I want to report a murder.

A man trying to solve his own murder is a strange and unique story premise found in these two cinematic thrillers. The premise may be the same for the two movies but each film has their own distinct style and plot twists that will keep you wondering how things will turn out. Check out the classic from 1950 or the remake from 1988 and you can decide for yourselves which version is better.
(1950) B&W Not Rated
Starring: Edmond O’Brien, Pamela Britton, Beverly Garland

A Picture as Excitingly Different as its Title!

A vacationing accountant is given a poison and is informed by a doctor he has a short time to live. The accountant decides to spend his remaining time trying to track down the source of poison, find out who gave it to him and what the reason was for it. As his time grows short, the accountant, accompanied by his secretary, gets closer to the truth but also in greater peril.

In all the annals of police history there has never been a story like this – of a man who had 48 hours to find his own murderer. Edmond O’Brien (The Barefoot Contessa, The Wild Bunch) stars as Frank Bigelow, a vacationing accountant who has been poisoned, and doesn’t know why or by whom. With only a short time to live, he searches for the truth – but the closer he gets, the more danger he encounters.

Directed by legendary cinematographer Rudolph Maté (Foreign Correspondent, Gilda), D.O.A. is a must-see film noir classic featuring all of the genre’s stylilized characteristics. Striking visuals, a foreboding score by Dmitri Tiomkin (It’s a Wonderful Life), and a sinister plot. Also starring Pamela Britton and Luther Adler. Beverly Garland and Neville Brand in their feature film debut.
(1988) Color Rated R
Starring: Dennis Quaid, Meg Ryan, Daniel Stern

Time is running out for Dexter Cornell (Dennis Quaid – Footloose, Soul Surfer,GI Joe: The Rise of Cobra). He has just 24 hours to unravel the bitter truth surrounding his own poisoning. In his desperate search, everyone’s a suspect, even the woman who loves him (Meg Ryan – Kate & Leopold, You’ve Got Mail, Sleepless in Seattle). Directed by Rocky Morton and Annabel Jankel, creators of superstar Max Headroom, D.O.A. pulsates with explosive action and sizzling performances by Quaid and Ryan, two people who find themselves suddenly living on the edge. It’s a night on the run, filled with fear, danger…and passion.
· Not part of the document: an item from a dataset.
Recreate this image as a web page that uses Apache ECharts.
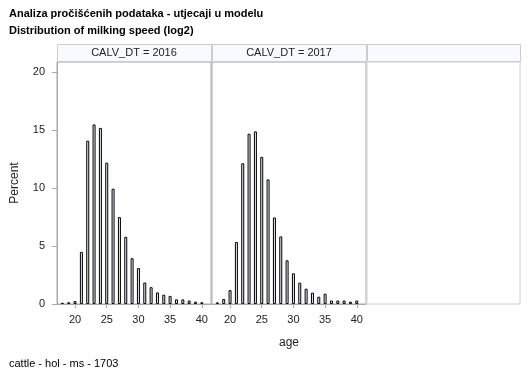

“D.O.A.” got a remake that was a big deal when I was a kid. But, I grew up around people that were really huge into murder mysteries. Not much difference between the two movies, but the remake has some sex and earns the R rating. Both are lesser movies, but ones that seem to demand Blu-Ray treatment. The concept is intriguing and one that demands treatment for the multiple film remakes out there. Hell, I’m surprised it took this long.
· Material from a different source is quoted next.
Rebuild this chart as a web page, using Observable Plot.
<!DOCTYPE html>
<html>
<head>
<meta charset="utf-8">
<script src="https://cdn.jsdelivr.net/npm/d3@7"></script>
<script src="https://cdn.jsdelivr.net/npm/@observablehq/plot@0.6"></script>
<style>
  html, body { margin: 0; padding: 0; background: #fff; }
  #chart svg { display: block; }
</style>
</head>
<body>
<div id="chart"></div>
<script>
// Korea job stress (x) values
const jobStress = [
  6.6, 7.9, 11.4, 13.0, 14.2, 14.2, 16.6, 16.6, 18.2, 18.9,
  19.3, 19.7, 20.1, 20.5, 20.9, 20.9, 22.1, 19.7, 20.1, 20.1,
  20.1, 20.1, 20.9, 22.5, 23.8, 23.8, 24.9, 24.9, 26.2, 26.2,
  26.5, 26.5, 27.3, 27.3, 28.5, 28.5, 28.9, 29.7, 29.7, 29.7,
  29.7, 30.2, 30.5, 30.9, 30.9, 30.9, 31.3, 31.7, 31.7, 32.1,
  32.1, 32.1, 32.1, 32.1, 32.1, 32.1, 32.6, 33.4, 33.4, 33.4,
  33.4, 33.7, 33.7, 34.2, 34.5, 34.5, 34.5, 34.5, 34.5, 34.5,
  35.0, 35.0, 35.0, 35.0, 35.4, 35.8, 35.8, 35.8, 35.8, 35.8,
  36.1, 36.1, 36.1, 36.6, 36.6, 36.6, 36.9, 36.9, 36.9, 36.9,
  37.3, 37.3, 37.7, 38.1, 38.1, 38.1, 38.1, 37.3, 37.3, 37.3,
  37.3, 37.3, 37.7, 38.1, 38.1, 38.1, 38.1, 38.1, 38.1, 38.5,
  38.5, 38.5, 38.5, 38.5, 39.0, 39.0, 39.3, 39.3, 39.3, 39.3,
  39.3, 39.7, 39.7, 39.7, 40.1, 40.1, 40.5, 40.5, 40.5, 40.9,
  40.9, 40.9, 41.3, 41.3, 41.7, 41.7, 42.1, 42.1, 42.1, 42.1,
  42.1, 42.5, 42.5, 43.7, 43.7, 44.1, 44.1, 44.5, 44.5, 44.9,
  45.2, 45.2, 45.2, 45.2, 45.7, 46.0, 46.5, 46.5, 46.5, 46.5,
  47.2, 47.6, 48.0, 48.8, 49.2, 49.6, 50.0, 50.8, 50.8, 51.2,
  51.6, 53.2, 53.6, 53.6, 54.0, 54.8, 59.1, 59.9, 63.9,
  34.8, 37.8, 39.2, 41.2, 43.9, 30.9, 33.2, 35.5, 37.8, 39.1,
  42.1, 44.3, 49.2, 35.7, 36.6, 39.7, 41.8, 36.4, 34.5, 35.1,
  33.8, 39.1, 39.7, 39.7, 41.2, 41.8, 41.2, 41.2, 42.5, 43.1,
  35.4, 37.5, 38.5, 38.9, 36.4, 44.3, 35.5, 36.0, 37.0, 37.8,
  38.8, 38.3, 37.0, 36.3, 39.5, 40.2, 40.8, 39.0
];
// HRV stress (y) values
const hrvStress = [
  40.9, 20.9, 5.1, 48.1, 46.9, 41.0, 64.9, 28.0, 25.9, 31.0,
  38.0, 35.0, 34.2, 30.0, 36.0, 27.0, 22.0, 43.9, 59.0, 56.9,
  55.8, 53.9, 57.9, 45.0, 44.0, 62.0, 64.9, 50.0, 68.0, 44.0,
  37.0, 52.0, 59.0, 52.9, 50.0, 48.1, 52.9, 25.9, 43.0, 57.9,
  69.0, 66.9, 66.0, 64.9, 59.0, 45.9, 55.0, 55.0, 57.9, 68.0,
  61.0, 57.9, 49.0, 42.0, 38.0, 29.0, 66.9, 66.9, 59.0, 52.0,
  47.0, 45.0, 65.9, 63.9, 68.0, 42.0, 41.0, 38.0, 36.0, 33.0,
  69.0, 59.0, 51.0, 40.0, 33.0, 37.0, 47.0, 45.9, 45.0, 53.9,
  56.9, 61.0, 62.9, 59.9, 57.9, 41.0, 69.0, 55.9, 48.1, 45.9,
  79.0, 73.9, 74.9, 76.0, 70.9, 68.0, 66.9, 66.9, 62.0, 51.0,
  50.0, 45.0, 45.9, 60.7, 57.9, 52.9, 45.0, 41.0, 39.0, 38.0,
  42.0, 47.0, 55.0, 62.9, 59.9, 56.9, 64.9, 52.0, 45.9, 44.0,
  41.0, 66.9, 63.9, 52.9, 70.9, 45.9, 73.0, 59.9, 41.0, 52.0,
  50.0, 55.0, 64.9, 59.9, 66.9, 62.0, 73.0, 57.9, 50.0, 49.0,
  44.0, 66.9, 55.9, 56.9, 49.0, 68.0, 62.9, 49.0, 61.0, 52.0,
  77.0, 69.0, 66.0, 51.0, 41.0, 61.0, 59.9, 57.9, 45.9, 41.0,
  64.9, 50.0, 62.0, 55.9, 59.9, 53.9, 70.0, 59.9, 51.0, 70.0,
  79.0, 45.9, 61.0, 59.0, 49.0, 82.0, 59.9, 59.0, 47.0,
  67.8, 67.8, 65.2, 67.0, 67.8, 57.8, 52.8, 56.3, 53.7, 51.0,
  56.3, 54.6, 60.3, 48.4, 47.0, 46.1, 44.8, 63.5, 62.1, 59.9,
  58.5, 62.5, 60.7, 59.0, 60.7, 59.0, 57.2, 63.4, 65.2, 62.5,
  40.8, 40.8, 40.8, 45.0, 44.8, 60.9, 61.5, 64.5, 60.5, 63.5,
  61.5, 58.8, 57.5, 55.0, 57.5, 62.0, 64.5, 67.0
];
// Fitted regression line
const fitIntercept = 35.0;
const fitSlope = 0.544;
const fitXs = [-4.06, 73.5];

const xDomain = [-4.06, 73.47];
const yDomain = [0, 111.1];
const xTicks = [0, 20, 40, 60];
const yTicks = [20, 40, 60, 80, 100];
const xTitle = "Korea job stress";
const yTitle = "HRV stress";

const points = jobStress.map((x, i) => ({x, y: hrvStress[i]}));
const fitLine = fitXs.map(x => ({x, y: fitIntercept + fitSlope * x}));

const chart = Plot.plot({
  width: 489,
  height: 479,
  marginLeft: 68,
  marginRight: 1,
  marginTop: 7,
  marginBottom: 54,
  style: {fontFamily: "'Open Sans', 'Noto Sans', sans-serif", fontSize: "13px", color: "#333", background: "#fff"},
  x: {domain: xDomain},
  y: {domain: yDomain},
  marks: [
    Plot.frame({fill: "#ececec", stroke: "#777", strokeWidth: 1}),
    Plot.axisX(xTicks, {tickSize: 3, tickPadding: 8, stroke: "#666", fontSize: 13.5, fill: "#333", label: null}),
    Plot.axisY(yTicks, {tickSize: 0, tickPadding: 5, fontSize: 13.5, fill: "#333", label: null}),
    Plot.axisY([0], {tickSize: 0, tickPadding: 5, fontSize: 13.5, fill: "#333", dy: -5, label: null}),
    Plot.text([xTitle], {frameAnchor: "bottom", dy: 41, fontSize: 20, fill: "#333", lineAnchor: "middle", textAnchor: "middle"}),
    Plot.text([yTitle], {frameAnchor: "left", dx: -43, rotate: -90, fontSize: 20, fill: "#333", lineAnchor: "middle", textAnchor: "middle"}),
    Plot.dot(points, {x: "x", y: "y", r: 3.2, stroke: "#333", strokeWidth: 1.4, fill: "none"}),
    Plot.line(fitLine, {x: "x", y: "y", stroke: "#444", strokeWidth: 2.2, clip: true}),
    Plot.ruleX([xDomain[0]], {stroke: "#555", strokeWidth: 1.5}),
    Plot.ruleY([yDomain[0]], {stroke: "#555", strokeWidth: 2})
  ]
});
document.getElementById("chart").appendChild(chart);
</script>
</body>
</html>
The DVD comes with no special features. The A/V Quality is on par with the past DVD releases. The transfer isn’t amazing, but it works. The same goes for the Dolby audio track. In the end, I’d recommend a purchase to the curious. But, I’d love to see SONY and Touchstone let Mill Creek do Blu-Ray releases for these sets. This is such a great concept not to be in HD.